My own experience is that people like Jackson who promote their own favorite form of bigotry simply do not understand the universal evil of all bigotry. Because they don't understand that all bigotry is an assault on basic human dignity, they are unable to offer a valid theory even of the bigotry from which they themselves suffer, only that somebody is giving them grief and it pisses them off. I can't see somebody suffering under that kind of moral intellectual debility having anything to say about racial rifts that I would find remotely persuasive.

Jakes is one of America's most successful prosperity preachers. The only time I heard him speak in person, it was in a discussion of poverty and race in Dallas in which Jakes, a movie producer, argued that Dallas should provide tax incentives for movie producers. You can sort of see where he's coming from.

See also: Stumbling at the Color Barrier

On the other hand, maybe we need to listen for the worthwhile things people say, even if we think they say some stuff that isn't. Dallas Morning News columnist James Ragland had a column in the paper yesterday in which he quoted Jackson -- without mentioning the, ahem, camo business -- talking about the division within the African-American community.

"If you're black and you've had the right opportunities and exposures," Jackson told Ragland, "you can do pretty well in this country today. But if you're black or brown and you've grown up in the barrios or a ghetto situation, that lack of exposure and training handicaps you if you add on the burden of looking different."

We have talked here about the special poison brewed up in cauldrons of segregation like the Dallas public school system and in big, poor, racially segregated urban communities. All bigotry may have the same moral valence in the end, but each kind gets there according to its own wicked wiles. In Ragland's column, Jackson correctly points to the isolation of the ghetto -- what I call the culture prison -- as the cause of stunted dreams.

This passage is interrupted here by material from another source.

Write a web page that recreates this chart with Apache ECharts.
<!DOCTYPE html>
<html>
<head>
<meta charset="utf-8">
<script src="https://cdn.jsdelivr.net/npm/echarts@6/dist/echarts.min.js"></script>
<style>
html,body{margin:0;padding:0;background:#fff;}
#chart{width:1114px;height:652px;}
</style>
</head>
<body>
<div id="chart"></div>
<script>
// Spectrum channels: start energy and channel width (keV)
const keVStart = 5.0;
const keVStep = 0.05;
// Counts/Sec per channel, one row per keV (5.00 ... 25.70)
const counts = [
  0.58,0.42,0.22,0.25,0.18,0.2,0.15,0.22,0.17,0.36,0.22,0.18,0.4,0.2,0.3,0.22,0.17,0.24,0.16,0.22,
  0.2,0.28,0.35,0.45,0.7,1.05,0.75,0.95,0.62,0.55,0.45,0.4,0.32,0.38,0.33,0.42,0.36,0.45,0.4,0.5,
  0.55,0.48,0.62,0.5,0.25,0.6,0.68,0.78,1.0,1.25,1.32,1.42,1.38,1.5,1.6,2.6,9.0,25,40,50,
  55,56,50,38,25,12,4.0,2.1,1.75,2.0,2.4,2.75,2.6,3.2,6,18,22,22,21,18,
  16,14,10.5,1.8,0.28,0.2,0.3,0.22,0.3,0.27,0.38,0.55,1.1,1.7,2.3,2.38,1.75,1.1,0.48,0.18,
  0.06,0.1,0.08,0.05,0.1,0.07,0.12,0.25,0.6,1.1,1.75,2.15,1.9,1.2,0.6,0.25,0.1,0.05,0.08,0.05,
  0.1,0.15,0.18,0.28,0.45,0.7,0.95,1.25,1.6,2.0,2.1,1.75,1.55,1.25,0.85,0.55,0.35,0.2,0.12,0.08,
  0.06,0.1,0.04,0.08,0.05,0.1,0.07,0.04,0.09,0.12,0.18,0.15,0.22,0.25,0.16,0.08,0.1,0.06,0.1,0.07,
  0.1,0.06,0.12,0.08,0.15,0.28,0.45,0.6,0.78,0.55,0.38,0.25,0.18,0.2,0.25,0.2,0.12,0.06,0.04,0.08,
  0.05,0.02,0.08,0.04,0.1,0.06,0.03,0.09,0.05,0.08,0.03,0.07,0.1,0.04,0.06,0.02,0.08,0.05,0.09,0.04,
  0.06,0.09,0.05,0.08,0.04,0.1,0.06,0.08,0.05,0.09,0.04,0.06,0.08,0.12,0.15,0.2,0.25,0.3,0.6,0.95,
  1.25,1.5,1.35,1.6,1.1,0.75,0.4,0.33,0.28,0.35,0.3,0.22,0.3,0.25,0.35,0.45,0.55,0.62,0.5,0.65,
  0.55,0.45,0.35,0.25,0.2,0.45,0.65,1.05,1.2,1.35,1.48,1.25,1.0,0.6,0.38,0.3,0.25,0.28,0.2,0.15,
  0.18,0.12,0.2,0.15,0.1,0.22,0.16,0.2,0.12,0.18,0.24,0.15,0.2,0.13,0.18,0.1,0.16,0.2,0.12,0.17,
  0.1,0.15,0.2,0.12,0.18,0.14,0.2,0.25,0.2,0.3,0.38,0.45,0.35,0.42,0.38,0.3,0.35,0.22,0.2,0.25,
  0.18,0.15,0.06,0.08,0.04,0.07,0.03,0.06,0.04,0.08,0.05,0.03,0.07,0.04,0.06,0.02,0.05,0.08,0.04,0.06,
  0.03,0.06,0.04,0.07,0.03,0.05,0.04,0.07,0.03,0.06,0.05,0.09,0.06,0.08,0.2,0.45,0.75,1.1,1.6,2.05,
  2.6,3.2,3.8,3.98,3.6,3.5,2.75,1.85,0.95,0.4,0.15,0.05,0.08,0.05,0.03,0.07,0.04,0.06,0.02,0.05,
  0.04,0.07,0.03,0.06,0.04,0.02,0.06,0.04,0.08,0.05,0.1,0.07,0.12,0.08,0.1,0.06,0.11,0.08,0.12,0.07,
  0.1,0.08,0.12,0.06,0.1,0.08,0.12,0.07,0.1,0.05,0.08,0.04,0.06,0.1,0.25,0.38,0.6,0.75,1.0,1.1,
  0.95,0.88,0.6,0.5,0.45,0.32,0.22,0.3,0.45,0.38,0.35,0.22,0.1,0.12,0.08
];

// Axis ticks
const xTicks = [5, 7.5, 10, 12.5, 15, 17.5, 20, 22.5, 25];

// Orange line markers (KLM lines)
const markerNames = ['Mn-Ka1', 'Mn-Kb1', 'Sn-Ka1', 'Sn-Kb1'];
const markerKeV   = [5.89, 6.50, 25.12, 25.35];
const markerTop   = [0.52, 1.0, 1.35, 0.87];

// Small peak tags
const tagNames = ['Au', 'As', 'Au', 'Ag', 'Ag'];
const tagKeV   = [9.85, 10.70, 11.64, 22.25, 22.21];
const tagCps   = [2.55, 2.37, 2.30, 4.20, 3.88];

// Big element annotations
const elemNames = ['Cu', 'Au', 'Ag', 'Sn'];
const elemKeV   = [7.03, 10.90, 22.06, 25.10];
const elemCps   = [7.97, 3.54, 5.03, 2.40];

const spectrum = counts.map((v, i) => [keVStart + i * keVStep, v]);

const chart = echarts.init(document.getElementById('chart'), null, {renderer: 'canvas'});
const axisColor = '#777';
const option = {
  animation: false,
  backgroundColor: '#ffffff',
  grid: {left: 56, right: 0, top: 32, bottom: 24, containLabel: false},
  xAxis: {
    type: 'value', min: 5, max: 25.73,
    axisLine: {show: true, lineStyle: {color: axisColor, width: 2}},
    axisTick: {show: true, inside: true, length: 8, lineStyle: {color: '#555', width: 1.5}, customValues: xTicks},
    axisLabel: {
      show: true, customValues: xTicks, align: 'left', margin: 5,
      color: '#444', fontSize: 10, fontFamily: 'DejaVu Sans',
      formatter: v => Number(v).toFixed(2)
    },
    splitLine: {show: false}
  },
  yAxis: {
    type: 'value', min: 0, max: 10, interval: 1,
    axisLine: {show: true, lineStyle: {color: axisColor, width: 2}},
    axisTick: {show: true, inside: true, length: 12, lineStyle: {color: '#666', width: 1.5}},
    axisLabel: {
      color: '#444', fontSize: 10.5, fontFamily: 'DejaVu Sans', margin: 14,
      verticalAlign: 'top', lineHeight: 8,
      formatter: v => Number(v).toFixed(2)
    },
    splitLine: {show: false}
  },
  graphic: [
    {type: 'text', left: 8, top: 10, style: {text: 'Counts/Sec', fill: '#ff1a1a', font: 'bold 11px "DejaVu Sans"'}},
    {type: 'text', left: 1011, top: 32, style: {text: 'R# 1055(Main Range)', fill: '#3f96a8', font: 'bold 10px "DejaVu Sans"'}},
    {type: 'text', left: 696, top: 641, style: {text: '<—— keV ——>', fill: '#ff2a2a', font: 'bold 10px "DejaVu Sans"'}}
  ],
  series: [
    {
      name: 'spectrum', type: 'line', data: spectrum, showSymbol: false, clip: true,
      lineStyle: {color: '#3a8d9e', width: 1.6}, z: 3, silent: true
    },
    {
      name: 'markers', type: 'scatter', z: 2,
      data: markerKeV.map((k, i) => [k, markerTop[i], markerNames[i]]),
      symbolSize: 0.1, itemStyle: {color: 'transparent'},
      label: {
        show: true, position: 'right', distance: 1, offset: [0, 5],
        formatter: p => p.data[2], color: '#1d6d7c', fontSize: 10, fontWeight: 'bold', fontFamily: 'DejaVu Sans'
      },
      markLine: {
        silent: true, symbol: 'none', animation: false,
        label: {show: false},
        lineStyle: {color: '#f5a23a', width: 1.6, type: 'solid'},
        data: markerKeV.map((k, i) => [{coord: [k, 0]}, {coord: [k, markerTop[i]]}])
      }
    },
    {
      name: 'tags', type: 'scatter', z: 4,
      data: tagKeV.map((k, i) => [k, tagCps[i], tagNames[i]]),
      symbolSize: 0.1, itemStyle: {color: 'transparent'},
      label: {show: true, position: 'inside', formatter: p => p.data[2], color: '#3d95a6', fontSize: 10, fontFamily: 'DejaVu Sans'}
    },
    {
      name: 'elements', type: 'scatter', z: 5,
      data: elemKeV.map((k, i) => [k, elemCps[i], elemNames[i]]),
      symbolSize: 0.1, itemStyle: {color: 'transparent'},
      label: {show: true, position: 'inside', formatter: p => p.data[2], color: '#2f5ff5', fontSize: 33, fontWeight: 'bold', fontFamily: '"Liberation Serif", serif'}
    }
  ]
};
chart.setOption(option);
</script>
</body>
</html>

What I am left wondering is this. This man who preaches scapegoats, this demagogue who raises money by offering up whipping boys for his faithful to flog, is he capable of bridging his own gap on race?

The historical origins of the racial gap and racial barriers in our nation are white. White people bear enormous responsibility for helping to bridge that rift and open those doors. But Jakes and Jackson fully understand that even when the doors are open, poor people in bitterly deprived circumstances must lift themselves up and walk themselves through those doors. And the ability to do that is entirely a question of values.

What is worthwhile in the prosperity doctrine is the teaching that life will get better for you when you get better at life. That's not bullshit. That's what every white Kansas grandma has told her grandchildren since covered wagon days. And, yeah, most Kansas grandmas were prosperity preachers, too.

But we all also know that nobody poor in South Dallas is going to listen to some white dude preaching at him about his values. The bitter legacy of white history in this country is that black people often don't see white people as bringing a whole lot of authority to the question of important moral values.

So here is what I want to know and wait to see. Is there some point soon when prosperous, successful black Americans will go into a Ferguson, Missouri, and tell some truth that people there might listen to about values and about taking full responsibility for your own destiny?

My grandma could have done it and would have done it on a bet, but nobody in Ferguson would have listened to her, and anyway she's dead. So what I'm asking about Jakes and Jackson is this: They clearly see the growing divide in black America. Do they have serious intentions about healing that rift? And how would Jackson bring any legitimacy to the question without healing his own inner moral rift first?